Worse, he continued to quibble about the ''badge of shame'' headline in that hearing even after Kanth inadvertently disclosed a serious illegality committed by his men right inside the Commission. While making all sorts of allegations against me, Kanth accused me of doing the story on the basis of a ''non-existent'' affidavit. It turned out that an affidavit filed by one of the affected family members, Trilok Singh, was no more on the records of the Commission. That was totally contrary to the law because no document can be physically taken out of the Commission's records for any reason whatsoever without
Nanavati's orders. Much to his discredit, Nanavati desisted from
uncovering the complicity of his staff with the efforts to shield
Kanth.

Nanavati's reluctance to hold the police to account was even more evident on another occasion while he was dealing with a Delhi colony called Trilokpuri, which saw the massacre of over 300 Sikhs. Having recorded the highest concentration of killings in a single locality, Trilokpuri was the 1984 equivalent of Naroda Patia in Ahmedabad, where about 80 Muslims were killed last year. The CJC alleged that the police contributed to the massacre in Trilokpuri by seizing all arms from Sikhs and making them all the more vulnerable to attacks. Nanavati answered that he did not find anything wrong with the seizure of arms from Sikhs as a pre-emptive measure. The CJC pointed out that it would have been alright if the police had by the same token disarmed Hindus as well. A combative Nanavati challenged the CJC to give evidence revealing that Hindus also had arms.

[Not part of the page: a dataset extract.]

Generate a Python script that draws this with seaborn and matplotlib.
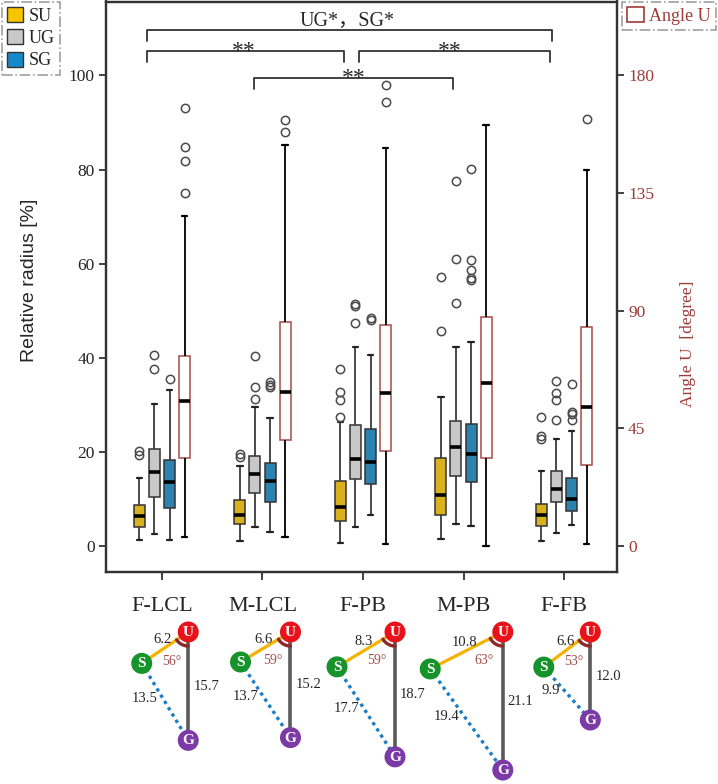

Each of these instances shows that Nanavati has a certain mindset which makes him give the benefit of the doubt to the police in the face of all indications to the contrary. More importantly, Nanavati shares this mindset with a lot of others in judicial circles. He perhaps imbibed this attitude as he worked for several years as a government lawyer in Ahmedabad. Regrettably, a majority of the judges are recruited from among government lawyers. The bias is in-built. Nanavati is a typical product of the system. And that is why he does not even seem conscious of the bias he displays.